__Data to process__.
• • • •
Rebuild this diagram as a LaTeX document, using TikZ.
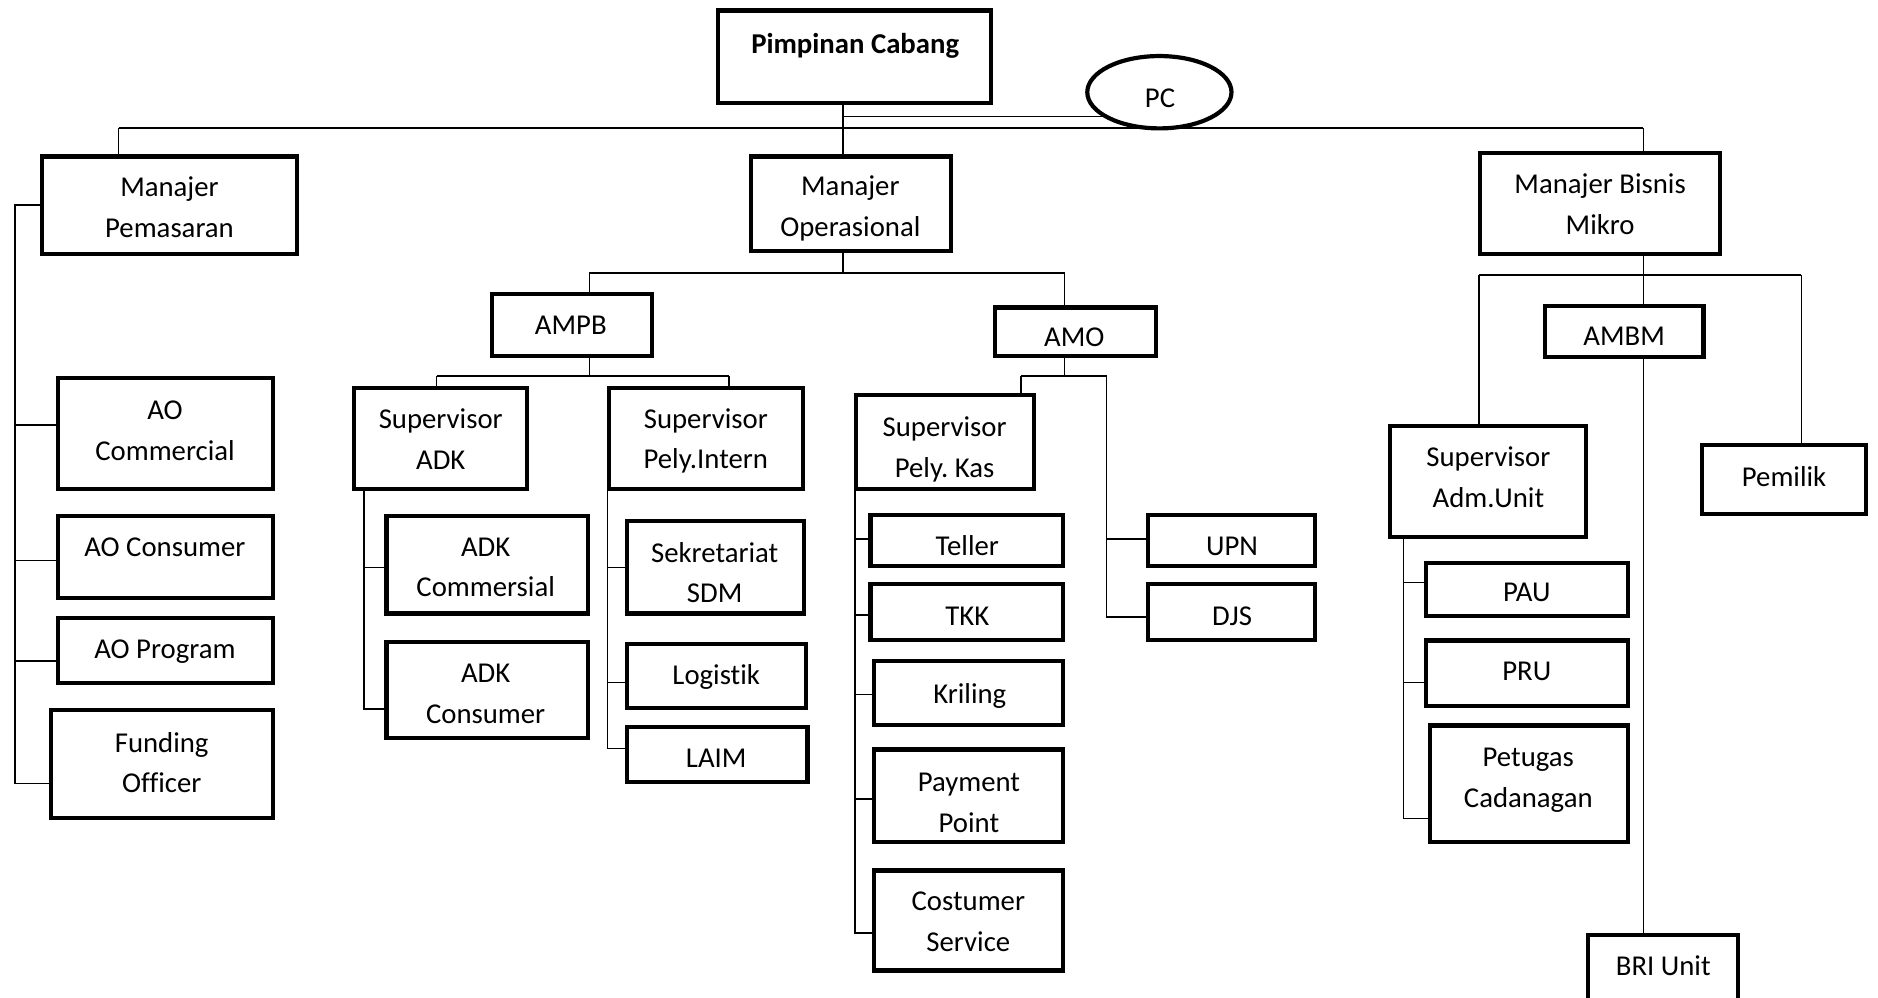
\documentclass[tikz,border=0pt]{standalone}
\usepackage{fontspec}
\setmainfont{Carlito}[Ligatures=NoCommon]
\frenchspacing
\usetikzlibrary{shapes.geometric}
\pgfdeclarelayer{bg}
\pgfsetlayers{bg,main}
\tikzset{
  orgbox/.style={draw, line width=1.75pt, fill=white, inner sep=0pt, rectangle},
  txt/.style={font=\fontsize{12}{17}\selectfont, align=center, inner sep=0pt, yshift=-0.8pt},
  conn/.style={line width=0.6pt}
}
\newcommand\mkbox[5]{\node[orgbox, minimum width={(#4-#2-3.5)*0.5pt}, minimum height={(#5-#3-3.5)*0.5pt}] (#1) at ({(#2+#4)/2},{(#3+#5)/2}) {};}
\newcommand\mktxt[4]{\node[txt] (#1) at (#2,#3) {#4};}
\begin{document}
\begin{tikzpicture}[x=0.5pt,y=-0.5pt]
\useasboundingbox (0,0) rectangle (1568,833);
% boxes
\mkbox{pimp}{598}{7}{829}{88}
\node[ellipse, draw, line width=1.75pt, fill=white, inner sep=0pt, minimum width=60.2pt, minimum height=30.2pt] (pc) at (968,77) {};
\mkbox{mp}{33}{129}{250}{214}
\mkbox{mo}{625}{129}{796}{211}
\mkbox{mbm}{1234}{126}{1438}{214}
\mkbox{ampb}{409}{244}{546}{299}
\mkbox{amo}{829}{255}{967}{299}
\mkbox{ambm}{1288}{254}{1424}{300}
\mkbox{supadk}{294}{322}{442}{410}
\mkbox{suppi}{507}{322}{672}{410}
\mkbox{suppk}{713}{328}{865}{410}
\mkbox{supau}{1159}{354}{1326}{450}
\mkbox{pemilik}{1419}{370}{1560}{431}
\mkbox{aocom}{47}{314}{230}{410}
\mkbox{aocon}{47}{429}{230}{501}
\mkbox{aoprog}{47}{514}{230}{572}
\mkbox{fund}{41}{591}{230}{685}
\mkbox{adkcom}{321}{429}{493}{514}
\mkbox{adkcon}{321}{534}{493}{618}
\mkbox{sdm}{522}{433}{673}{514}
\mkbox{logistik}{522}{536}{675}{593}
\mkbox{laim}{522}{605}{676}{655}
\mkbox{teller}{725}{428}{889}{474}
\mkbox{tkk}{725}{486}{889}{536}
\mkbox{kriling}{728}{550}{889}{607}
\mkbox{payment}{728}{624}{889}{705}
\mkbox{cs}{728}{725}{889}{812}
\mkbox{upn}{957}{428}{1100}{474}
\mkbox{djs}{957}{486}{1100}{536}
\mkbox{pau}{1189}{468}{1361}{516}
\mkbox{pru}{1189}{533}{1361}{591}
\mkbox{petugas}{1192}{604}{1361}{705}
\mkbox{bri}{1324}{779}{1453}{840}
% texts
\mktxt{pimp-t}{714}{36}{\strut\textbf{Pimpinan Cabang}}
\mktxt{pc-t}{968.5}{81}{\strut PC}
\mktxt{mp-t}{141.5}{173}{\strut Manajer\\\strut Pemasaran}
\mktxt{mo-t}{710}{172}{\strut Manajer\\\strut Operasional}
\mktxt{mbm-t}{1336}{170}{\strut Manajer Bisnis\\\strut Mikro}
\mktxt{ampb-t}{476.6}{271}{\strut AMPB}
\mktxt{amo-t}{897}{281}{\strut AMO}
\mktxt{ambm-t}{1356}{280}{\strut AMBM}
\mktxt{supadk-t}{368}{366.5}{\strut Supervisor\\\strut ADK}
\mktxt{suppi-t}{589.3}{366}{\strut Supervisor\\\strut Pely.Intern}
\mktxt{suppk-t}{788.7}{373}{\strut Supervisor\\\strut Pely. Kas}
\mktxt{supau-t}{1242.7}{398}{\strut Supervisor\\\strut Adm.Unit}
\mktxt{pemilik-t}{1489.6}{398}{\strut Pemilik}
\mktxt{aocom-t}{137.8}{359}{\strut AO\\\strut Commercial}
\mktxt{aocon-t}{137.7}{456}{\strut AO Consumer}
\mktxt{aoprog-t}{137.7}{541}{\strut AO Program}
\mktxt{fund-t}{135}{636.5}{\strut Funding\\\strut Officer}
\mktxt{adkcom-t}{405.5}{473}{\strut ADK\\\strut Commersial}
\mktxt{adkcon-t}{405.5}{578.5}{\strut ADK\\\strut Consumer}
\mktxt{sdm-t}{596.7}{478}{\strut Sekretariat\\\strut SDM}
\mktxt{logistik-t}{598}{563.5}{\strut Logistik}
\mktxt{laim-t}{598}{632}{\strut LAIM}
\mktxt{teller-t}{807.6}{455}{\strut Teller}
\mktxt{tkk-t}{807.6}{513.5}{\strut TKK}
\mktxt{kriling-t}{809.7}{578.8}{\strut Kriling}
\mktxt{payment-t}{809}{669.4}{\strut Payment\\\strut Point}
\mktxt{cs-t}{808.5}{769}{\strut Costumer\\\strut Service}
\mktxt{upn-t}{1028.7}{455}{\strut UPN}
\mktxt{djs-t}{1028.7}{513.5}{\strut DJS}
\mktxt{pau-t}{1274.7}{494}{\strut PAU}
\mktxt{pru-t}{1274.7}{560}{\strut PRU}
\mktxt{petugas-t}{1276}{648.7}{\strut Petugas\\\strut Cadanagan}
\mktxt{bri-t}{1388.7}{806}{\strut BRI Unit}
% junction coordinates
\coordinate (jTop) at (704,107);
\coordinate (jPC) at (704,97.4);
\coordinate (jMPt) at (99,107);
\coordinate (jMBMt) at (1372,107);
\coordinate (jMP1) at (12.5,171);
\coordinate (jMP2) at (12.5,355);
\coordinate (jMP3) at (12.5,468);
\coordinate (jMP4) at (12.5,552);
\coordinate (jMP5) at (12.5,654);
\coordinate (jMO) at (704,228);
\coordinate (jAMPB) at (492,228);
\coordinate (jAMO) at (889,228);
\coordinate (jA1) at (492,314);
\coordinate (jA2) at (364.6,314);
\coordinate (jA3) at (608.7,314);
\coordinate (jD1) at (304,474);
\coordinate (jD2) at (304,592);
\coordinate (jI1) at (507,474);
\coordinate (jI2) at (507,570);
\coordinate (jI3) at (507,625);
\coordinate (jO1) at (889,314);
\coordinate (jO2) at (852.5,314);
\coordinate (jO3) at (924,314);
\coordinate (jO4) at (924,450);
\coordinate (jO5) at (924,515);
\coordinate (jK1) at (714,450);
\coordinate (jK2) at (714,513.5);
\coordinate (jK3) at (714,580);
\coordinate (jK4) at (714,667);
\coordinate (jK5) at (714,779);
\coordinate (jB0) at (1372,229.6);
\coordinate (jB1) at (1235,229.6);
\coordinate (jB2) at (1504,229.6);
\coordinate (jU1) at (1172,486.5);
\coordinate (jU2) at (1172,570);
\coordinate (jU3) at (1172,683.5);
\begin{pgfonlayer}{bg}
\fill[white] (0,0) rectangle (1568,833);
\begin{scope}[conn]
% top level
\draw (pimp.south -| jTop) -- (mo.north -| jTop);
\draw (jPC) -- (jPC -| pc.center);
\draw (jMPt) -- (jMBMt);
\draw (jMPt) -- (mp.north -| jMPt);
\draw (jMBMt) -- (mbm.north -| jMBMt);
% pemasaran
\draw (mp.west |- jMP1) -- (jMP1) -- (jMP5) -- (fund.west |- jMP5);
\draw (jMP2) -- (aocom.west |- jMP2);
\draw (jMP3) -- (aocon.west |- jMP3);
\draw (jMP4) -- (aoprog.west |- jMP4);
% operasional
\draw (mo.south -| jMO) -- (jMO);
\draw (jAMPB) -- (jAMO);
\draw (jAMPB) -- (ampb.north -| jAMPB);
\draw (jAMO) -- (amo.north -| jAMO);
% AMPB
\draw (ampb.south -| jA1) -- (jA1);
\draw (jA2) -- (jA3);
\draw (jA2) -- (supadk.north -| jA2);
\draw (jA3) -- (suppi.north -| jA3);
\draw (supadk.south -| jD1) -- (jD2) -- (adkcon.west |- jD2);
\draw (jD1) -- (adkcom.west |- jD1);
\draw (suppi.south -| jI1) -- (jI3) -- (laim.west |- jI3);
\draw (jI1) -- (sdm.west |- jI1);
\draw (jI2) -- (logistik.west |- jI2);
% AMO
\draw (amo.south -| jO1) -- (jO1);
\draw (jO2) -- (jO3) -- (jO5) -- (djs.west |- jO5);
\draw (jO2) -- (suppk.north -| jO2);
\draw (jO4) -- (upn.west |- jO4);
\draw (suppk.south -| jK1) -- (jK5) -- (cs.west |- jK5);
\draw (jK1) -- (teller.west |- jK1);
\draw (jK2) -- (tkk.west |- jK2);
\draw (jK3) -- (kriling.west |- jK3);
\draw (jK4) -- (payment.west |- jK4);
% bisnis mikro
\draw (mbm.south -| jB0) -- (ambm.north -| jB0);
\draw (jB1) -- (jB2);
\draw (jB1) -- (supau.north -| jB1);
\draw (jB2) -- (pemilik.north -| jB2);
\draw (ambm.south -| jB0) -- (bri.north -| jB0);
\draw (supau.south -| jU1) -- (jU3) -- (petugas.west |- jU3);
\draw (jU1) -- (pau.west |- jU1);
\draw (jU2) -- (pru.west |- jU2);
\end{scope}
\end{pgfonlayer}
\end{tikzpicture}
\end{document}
• • • •
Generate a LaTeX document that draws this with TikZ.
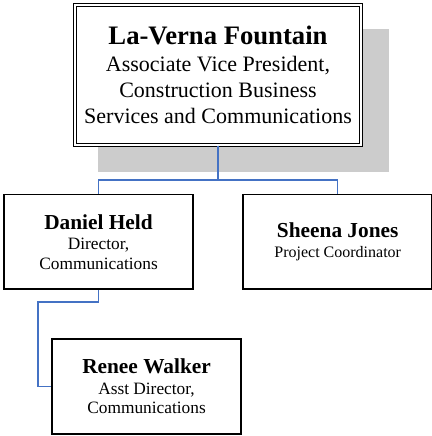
• • • •
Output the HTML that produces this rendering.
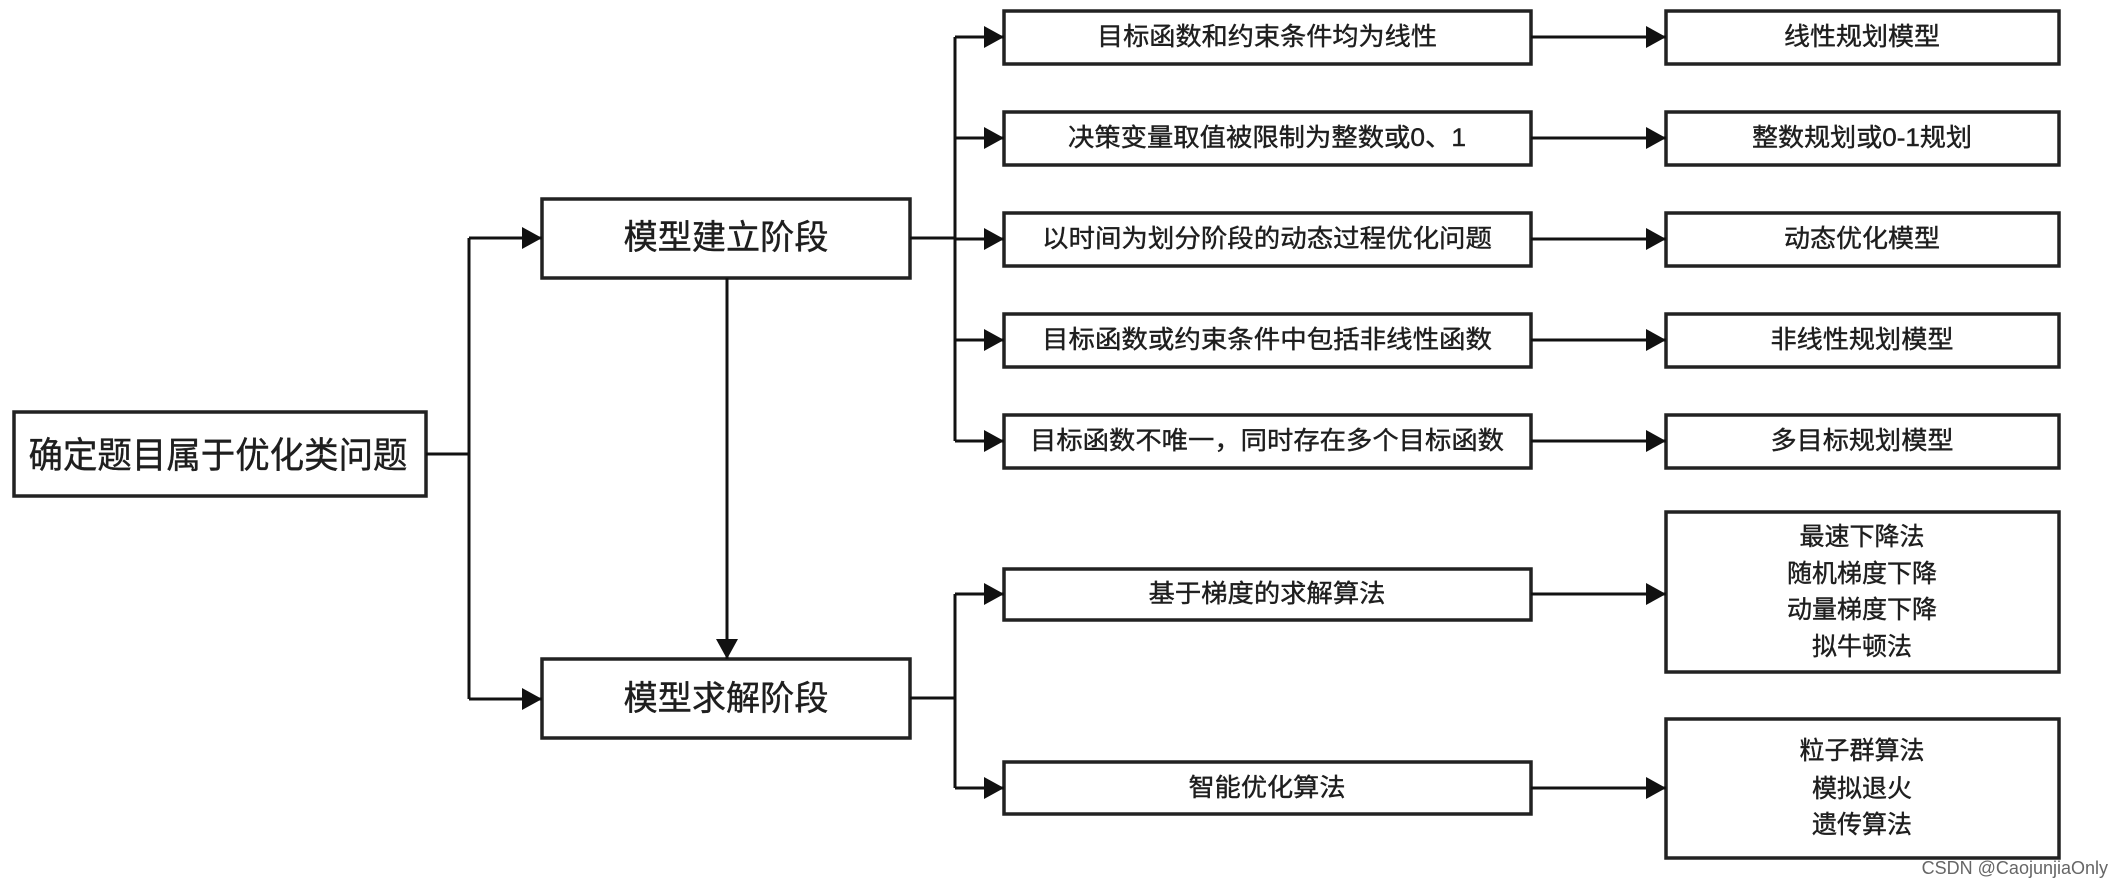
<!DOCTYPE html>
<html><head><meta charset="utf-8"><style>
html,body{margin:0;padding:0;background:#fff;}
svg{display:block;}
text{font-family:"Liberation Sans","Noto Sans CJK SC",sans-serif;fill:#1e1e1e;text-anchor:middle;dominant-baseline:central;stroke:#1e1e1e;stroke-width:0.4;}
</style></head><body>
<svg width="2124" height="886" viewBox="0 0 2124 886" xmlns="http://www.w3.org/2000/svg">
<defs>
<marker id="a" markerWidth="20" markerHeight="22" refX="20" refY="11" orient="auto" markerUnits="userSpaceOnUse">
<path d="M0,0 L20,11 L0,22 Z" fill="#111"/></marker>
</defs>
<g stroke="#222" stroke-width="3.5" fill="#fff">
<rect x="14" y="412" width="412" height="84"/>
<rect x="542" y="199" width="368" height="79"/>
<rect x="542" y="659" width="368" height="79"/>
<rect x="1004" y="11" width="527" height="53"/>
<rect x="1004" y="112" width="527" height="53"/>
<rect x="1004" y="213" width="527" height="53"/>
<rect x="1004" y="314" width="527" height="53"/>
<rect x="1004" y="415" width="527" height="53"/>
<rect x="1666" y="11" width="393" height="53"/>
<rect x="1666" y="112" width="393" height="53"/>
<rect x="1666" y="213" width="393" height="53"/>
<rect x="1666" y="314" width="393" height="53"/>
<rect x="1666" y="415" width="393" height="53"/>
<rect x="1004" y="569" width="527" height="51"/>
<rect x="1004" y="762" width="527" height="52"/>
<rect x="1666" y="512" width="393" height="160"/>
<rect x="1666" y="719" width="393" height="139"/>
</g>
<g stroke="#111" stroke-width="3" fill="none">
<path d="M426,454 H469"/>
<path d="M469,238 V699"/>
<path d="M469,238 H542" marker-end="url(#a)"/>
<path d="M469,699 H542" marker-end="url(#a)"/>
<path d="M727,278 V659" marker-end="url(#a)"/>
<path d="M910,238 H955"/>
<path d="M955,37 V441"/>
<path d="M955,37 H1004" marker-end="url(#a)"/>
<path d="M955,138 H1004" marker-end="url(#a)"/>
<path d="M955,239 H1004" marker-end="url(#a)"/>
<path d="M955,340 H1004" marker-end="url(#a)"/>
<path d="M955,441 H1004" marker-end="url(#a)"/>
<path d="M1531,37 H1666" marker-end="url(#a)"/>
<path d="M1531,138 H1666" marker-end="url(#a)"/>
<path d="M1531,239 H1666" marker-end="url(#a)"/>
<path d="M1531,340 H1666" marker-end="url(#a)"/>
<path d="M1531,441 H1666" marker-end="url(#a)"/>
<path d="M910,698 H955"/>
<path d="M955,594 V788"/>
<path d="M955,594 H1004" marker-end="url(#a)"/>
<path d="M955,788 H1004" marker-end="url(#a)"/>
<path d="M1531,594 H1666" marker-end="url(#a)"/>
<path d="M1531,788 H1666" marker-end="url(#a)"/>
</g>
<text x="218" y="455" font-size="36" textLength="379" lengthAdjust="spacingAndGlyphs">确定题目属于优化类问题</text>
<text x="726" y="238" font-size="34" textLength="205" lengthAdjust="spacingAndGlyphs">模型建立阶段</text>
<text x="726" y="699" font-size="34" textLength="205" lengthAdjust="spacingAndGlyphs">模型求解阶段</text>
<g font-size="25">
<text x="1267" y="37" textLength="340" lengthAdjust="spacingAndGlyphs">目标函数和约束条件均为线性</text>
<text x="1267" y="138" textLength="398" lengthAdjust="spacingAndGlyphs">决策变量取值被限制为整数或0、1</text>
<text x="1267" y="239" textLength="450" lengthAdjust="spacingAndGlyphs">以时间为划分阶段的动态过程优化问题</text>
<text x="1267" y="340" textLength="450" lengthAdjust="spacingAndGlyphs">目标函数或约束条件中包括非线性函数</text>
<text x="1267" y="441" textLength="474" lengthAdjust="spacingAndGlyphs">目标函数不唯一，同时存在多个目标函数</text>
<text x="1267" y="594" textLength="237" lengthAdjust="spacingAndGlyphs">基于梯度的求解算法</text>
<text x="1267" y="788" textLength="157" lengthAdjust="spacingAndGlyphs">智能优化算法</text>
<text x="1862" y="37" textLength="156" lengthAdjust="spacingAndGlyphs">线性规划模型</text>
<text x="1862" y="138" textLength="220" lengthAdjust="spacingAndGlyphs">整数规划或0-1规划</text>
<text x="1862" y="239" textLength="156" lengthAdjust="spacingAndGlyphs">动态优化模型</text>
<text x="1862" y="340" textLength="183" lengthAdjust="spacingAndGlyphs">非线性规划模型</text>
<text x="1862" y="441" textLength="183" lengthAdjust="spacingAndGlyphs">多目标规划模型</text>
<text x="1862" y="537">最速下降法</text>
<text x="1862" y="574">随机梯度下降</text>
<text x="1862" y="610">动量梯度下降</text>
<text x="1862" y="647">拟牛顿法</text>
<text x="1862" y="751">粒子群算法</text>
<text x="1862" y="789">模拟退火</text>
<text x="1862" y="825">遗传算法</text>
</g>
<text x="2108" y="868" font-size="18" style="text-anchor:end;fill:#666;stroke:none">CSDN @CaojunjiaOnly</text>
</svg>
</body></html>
• • • •
Tally the lines of the data that contain the string "LaTeX" and report the total alone.

2